The #MeToo movement has brought long overdue attention to the systemic societal problems concerning workplace sexual harassment throughout the United States and the State of New Jersey. Most sexual harassment claims by a New Jersey employee are brought under the New Jersey Law Against Discrimination, a state statute. While a New Jersey employee or resident may also bring a claim of sexual harassment under the federal statute, Title VII, most New Jersey employment lawyers counsel clients to proceed with their sexual harassment claim under the New Jersey Law Against Discrimination (LAD).

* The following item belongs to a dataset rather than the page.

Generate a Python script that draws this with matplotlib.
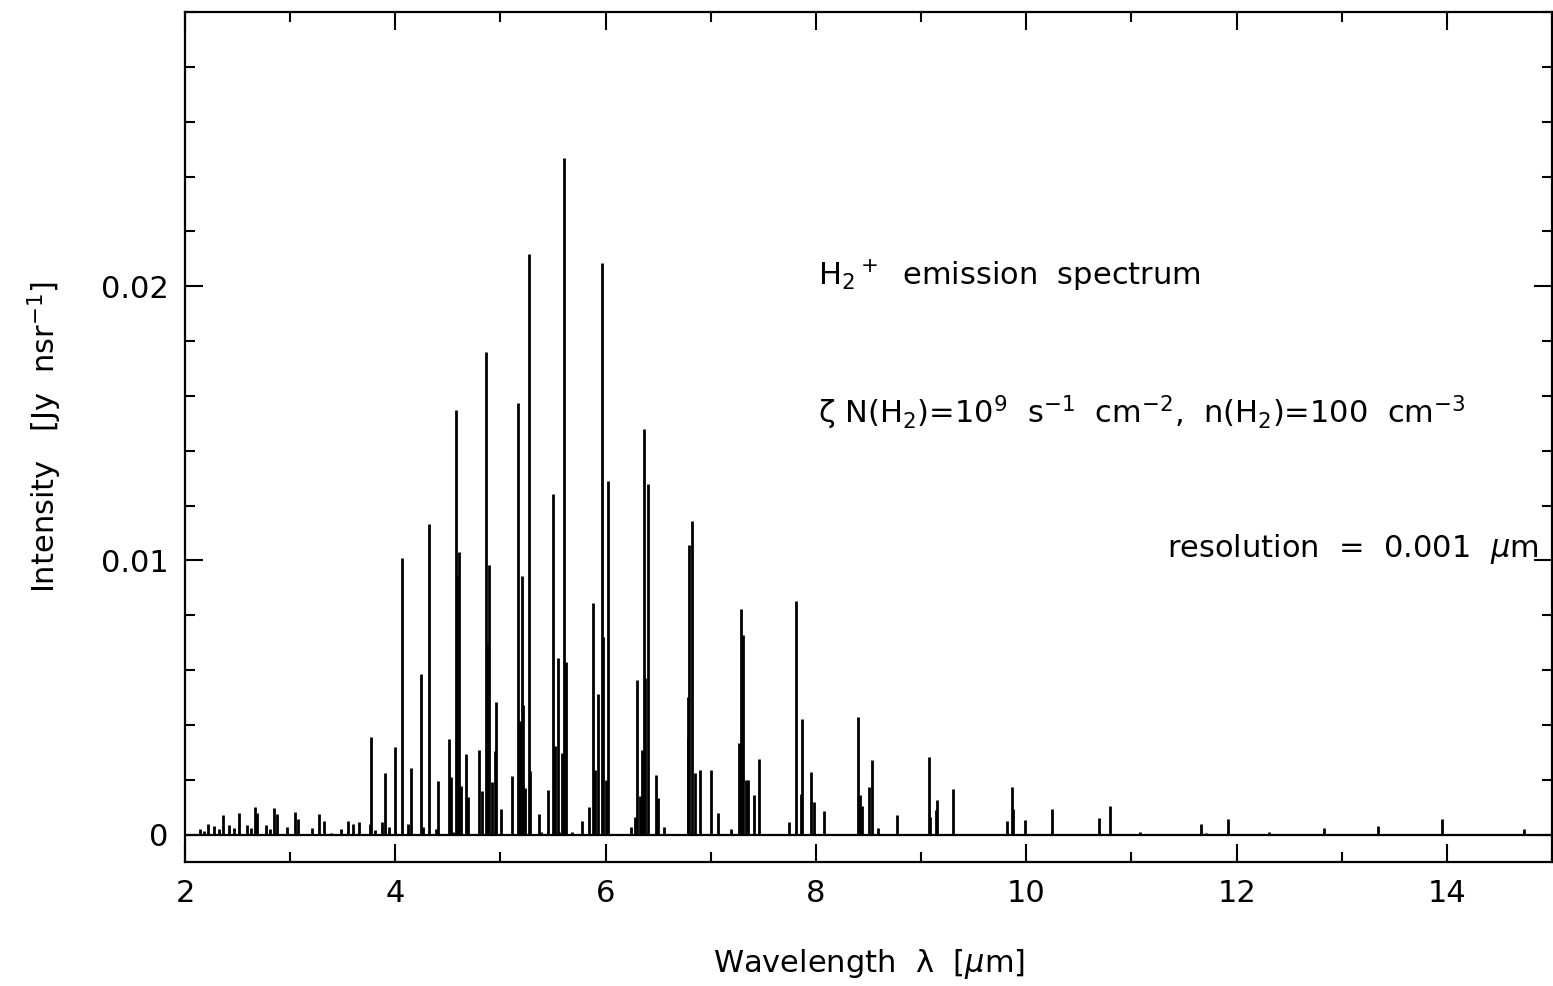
#!/usr/bin/env python3

import numpy as np
import matplotlib
matplotlib.use("Agg")
import matplotlib.pyplot as plt
from matplotlib.ticker import MultipleLocator

# line positions (micron) and peak intensities (Jy nsr^-1)
wavelength = [
    2.143, 2.181, 2.222, 2.279, 2.320, 2.358, 2.421, 2.466, 2.513, 2.587,
    2.630, 2.668, 2.685, 2.767, 2.811, 2.846, 2.872, 2.973, 3.046, 3.077,
    3.208, 3.271, 3.322, 3.385, 3.480, 3.547, 3.600, 3.654, 3.759, 3.769,
    3.807, 3.873, 3.905, 3.937, 4.000,
    4.066, 4.118, 4.146, 4.247, 4.263, 4.317, 4.389, 4.408, 4.510, 4.526,
    4.548, 4.582, 4.593, 4.608, 4.629, 4.669, 4.691, 4.793, 4.829, 4.859,
    4.872, 4.892, 4.917, 4.948, 4.962, 5.008, 5.106, 5.169, 5.185, 5.202,
    5.219, 5.238, 5.268, 5.283, 5.364, 5.390, 5.454, 5.504, 5.516, 5.545,
    5.559, 5.585, 5.604, 5.620, 5.677, 5.772, 5.839, 5.878, 5.901, 5.925,
    5.962, 5.979, 6.000, 6.019, 6.238, 6.279, 6.298, 6.324, 6.342, 6.362,
    6.371, 6.402, 6.476, 6.495, 6.552, 6.780, 6.786, 6.792, 6.817, 6.847,
    6.895, 7.002, 7.065, 7.189, 7.271, 7.289, 7.306, 7.339, 7.353, 7.407,
    7.460, 7.743, 7.807, 7.854, 7.870, 7.955, 7.981, 8.073, 8.396, 8.416,
    8.440, 8.509, 8.529, 8.586, 8.767, 9.071, 9.087, 9.141, 9.153, 9.305,
    9.816, 9.861, 9.870, 9.990, 10.241, 10.688, 10.793, 11.078, 11.661, 11.705,
    11.920, 12.307, 12.827, 13.001, 13.341, 13.743, 13.952, 14.735,
]
intensity = [
    0.00020, 0.00012, 0.00039, 0.00032, 0.00022, 0.00073, 0.00035, 0.00024, 0.00080, 0.00036,
    0.00023, 0.00102, 0.00077, 0.00034, 0.00020, 0.00097, 0.00075, 0.00028, 0.00082, 0.00056,
    0.00024, 0.00075, 0.00050, 0.00005, 0.00019, 0.00048, 0.00038, 0.00046, 0.00039, 0.00355,
    0.00016, 0.00044, 0.00225, 0.00026, 0.00320,
    0.01010, 0.00038, 0.00244, 0.00587, 0.00027, 0.01133, 0.00020, 0.00196, 0.00349, 0.00211,
    0.00010, 0.01549, 0.00945, 0.01029, 0.00178, 0.00293, 0.00137, 0.00308, 0.00160, 0.01760,
    0.00700, 0.00982, 0.00192, 0.00303, 0.00485, 0.00094, 0.00215, 0.01575, 0.00415, 0.00942,
    0.00472, 0.00170, 0.02118, 0.00230, 0.00074, 0.00010, 0.00164, 0.01241, 0.00324, 0.00643,
    0.00010, 0.00296, 0.02468, 0.00630, 0.00008, 0.00048, 0.00099, 0.00843, 0.00234, 0.00513,
    0.02084, 0.00720, 0.00200, 0.01288, 0.00029, 0.00064, 0.00564, 0.00140, 0.00310, 0.01478,
    0.00572, 0.01280, 0.00217, 0.00135, 0.00027, 0.00353, 0.00501, 0.01055, 0.01144, 0.00224,
    0.00234, 0.00234, 0.00080, 0.00019, 0.00335, 0.00823, 0.00728, 0.00200, 0.00200, 0.00144,
    0.00276, 0.00045, 0.00852, 0.00149, 0.00422, 0.00228, 0.00120, 0.00085, 0.00430, 0.00144,
    0.00104, 0.00175, 0.00272, 0.00024, 0.00070, 0.00283, 0.00065, 0.00090, 0.00126, 0.00167,
    0.00050, 0.00175, 0.00092, 0.00053, 0.00092, 0.00059, 0.00103, 0.00011, 0.00039, 0.00005,
    0.00057, 0.00008, 0.00024, 0.00003, 0.00030, 0.00002, 0.00057, 0.00021,
]

plt.rcParams["font.family"] = ["DejaVu Sans"]
plt.rcParams["mathtext.default"] = "regular"

FS = 22

fig = plt.figure(figsize=(15.53, 9.86), dpi=100)
ax = fig.add_axes([0.1191, 0.1258, 0.8803, 0.862])

ax.vlines(wavelength, 0, intensity, color="black", linewidth=2.0)
ax.axhline(0, color="black", linewidth=1.6)

ax.set_xlim(2, 15)
ax.set_ylim(-0.001, 0.03)

ax.xaxis.set_major_locator(MultipleLocator(2))
ax.xaxis.set_minor_locator(MultipleLocator(1))
ax.yaxis.set_minor_locator(MultipleLocator(0.002))
ax.set_yticks([0, 0.01, 0.02])
ax.set_yticklabels(["0", "0.01", "0.02"])

ax.tick_params(which="both", direction="in", top=True, right=True, width=1.5,
               labelsize=FS, pad=12)
ax.tick_params(which="major", length=13)
ax.tick_params(which="minor", length=7)
for sp in ax.spines.values():
    sp.set_linewidth(1.6)

ax.set_xlabel(r"Wavelength  $\lambda$  [$\mathit{\mu}$m]", fontsize=FS, labelpad=28)
ax.set_ylabel(r"Intensity   [Jy  nsr$^{-1}$]", fontsize=FS, labelpad=26)

ax.text(8.02, 0.0204, r"H$_2$$^+$  emission  spectrum", fontsize=FS, va="center")
ax.text(8.02, 0.0154,
        r"$\zeta$ N(H$_2$)=10$^9$  s$^{-1}$  cm$^{-2}$,  n(H$_2$)=100  cm$^{-3}$",
        fontsize=FS, va="center")
ax.text(11.34, 0.0104, r"resolution  =  0.001  $\mathit{\mu}$m", fontsize=FS, va="center")

fig.savefig("out.png", dpi=100)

This blog outlines the various types of workplace sexual harassment claims brought under the New Jersey Law Against Discrimination.
In enacting New Jersey’s anti-discrimination law, the state legislature expressly declared “discrimination threatens not only the rights and proper privileges of the inhabitants of the State but menaces the institutions and foundation of a democratic State.” N.J.S.A.10:5-3. New Jersey courts interpreting the LAD have long and consistently recognized that employers are best situated to avoid or eliminate impermissible, pernicious employment practices relating to sexual harassment, to implement corrective measures to stop future sexual harassment, and to adopt and enforce employment policies that will serve to achieve the salutary purposes of the legislative mandate to end workplace discrimination. New Jersey courts consistently remind us that the overarching goal of the New Jersey Law Against Discrimination is nothing less than the eradication of the cancer of discrimination.
There are different claims of sexual harassment that are actionable against an employer. These include claims of hostile work environment, quid pro quo sexual harassment, and sexual harassment retaliation.